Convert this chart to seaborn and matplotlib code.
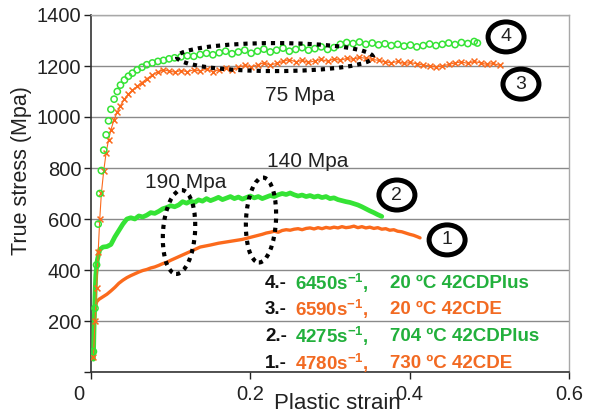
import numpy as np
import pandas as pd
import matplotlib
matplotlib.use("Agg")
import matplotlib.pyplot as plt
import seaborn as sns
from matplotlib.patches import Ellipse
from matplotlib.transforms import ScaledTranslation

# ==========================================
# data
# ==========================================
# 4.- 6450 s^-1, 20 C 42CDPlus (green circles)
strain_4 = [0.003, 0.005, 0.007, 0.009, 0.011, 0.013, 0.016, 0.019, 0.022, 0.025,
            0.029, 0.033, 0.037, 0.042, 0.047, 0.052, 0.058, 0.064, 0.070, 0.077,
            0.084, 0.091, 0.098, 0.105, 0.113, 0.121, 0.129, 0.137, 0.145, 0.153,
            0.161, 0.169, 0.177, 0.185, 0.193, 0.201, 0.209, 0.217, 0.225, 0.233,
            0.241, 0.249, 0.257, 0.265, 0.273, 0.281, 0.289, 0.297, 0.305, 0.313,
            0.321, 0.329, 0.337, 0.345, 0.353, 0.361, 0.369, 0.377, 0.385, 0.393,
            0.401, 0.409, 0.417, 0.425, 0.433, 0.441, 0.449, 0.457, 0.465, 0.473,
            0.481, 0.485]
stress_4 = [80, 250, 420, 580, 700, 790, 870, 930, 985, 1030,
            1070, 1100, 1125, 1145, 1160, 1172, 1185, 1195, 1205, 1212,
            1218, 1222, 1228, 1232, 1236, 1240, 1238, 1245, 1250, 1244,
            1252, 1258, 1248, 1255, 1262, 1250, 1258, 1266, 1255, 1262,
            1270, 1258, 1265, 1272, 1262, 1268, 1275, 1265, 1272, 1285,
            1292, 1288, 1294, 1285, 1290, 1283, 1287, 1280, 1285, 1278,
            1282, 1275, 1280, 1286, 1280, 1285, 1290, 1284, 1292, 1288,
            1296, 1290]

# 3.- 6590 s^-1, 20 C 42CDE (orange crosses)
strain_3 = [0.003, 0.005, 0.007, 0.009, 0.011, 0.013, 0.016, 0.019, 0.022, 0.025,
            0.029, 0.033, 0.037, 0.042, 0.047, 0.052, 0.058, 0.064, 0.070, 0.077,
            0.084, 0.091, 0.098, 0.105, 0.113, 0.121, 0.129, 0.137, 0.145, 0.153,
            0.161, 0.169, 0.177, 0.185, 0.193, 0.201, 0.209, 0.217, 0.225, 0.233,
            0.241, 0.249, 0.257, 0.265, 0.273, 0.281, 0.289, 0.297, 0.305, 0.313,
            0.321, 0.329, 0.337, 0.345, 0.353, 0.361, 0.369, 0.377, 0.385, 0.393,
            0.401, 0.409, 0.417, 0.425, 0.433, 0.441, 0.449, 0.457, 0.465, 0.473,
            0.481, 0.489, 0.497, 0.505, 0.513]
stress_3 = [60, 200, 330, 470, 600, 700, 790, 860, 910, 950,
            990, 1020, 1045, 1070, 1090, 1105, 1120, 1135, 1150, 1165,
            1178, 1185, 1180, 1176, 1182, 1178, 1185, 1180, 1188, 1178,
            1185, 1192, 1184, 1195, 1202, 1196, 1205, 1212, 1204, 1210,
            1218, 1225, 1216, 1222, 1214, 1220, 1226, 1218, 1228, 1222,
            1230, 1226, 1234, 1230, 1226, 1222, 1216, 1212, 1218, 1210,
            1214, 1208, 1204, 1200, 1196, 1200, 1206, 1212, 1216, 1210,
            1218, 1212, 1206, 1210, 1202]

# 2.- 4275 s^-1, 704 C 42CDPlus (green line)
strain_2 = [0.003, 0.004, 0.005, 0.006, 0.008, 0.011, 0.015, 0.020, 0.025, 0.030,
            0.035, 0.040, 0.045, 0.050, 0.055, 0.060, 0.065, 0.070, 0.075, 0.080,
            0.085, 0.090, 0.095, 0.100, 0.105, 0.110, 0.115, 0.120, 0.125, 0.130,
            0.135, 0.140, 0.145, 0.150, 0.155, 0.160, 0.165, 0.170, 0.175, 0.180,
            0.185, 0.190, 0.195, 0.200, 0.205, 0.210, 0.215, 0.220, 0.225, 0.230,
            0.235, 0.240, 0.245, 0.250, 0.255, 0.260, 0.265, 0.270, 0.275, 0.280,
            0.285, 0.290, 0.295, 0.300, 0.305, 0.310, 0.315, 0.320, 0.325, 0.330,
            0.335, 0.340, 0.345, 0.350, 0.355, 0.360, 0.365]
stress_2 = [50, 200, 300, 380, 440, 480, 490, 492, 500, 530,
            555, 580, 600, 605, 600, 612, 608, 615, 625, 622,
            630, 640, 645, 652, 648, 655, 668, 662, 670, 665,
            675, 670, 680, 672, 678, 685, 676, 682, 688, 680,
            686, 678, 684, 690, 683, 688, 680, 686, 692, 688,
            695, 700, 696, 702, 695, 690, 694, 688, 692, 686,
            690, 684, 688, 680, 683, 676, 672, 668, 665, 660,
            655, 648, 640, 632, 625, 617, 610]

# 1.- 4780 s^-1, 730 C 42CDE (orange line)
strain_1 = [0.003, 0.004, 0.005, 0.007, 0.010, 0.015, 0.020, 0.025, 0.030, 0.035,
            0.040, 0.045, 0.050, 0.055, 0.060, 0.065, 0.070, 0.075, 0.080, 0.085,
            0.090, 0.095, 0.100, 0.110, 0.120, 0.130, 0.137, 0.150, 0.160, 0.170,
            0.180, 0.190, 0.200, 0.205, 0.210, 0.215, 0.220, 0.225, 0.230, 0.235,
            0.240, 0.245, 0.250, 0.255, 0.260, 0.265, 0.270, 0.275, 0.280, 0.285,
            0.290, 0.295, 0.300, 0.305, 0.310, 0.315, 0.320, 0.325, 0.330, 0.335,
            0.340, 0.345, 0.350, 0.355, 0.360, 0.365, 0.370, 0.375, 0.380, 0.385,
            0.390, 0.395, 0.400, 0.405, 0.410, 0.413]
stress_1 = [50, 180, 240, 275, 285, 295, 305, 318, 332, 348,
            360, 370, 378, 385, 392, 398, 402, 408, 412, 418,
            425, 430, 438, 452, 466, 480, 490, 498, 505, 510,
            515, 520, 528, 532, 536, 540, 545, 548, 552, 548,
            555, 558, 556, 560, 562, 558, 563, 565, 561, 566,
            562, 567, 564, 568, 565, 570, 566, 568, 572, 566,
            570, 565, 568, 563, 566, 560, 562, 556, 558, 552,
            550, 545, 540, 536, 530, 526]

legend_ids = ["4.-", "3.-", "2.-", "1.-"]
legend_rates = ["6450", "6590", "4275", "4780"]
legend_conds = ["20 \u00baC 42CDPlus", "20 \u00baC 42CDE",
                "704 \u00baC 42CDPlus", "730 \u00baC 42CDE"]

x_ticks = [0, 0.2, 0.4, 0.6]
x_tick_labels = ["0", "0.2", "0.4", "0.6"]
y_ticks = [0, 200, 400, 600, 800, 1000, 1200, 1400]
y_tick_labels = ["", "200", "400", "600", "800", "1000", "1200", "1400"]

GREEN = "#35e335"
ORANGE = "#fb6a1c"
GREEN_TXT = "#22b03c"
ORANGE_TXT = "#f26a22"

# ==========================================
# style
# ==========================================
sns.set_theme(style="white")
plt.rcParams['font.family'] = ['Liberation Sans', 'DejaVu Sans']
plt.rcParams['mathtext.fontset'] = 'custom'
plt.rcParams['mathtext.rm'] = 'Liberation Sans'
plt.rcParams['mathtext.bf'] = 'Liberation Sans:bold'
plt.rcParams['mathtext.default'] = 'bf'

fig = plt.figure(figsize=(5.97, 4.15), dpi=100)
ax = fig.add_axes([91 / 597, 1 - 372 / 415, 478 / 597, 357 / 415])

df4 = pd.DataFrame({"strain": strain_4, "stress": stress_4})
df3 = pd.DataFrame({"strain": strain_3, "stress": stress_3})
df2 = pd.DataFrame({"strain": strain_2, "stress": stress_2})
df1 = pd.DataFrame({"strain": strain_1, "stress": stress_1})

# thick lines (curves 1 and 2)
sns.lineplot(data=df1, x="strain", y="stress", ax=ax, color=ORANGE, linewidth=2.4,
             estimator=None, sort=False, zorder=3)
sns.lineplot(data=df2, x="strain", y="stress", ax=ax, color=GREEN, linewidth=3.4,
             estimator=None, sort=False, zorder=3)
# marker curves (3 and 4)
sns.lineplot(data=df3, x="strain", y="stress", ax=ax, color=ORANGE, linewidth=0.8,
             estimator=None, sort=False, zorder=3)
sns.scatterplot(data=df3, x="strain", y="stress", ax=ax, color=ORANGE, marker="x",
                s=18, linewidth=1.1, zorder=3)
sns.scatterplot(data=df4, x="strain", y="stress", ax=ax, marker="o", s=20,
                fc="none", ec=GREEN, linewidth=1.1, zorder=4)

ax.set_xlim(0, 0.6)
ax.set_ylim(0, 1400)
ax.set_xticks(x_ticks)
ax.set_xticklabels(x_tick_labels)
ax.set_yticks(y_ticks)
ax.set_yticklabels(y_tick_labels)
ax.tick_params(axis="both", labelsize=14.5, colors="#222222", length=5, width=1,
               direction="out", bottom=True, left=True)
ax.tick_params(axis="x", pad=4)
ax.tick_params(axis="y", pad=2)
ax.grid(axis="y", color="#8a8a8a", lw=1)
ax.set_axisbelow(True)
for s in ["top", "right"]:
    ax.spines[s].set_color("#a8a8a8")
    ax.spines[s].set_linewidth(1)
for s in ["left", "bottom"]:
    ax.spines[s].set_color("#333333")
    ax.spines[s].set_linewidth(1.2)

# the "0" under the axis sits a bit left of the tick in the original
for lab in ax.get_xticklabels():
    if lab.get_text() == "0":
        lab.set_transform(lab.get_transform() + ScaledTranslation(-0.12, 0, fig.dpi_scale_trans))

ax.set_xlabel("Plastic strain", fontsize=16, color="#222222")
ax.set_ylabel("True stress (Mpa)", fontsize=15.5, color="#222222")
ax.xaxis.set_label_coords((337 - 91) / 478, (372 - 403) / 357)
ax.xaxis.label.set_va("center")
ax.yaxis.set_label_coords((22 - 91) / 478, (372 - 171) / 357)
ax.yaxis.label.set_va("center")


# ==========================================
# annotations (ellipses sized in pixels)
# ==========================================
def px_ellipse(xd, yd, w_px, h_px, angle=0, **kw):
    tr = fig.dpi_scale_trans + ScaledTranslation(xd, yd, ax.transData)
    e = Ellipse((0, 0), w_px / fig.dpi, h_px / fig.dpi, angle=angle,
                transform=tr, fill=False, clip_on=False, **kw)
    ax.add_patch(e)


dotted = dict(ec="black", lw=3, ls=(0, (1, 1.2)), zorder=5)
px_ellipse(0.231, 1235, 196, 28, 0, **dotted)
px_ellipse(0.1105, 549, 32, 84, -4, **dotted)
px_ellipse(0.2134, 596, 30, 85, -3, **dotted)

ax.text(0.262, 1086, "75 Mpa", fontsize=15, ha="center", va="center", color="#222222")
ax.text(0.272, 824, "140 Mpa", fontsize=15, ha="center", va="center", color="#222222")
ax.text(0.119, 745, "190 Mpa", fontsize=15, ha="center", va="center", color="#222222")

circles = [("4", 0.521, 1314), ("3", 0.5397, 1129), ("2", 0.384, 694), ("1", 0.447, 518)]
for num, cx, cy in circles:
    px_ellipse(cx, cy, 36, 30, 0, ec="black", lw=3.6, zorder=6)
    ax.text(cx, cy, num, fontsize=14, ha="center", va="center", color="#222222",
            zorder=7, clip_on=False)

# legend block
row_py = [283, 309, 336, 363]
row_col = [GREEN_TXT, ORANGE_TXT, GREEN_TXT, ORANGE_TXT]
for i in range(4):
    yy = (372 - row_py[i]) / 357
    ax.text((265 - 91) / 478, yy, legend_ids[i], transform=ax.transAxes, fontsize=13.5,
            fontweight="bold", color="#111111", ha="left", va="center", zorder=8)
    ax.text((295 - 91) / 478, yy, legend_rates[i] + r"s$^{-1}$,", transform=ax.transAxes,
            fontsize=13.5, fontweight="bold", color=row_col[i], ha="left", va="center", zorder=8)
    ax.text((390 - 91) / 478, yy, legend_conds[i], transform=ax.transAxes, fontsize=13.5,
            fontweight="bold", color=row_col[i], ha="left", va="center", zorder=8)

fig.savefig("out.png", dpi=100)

________

Take the material above from its first line through the line holding "from matplotlib.transforms import" and set it down exactly, without the pictures.

Convert this chart to seaborn and matplotlib code.
import numpy as np
import pandas as pd
import matplotlib
matplotlib.use("Agg")
import matplotlib.pyplot as plt
import seaborn as sns
from matplotlib.patches import Ellipse
from matplotlib.transforms import ScaledTranslation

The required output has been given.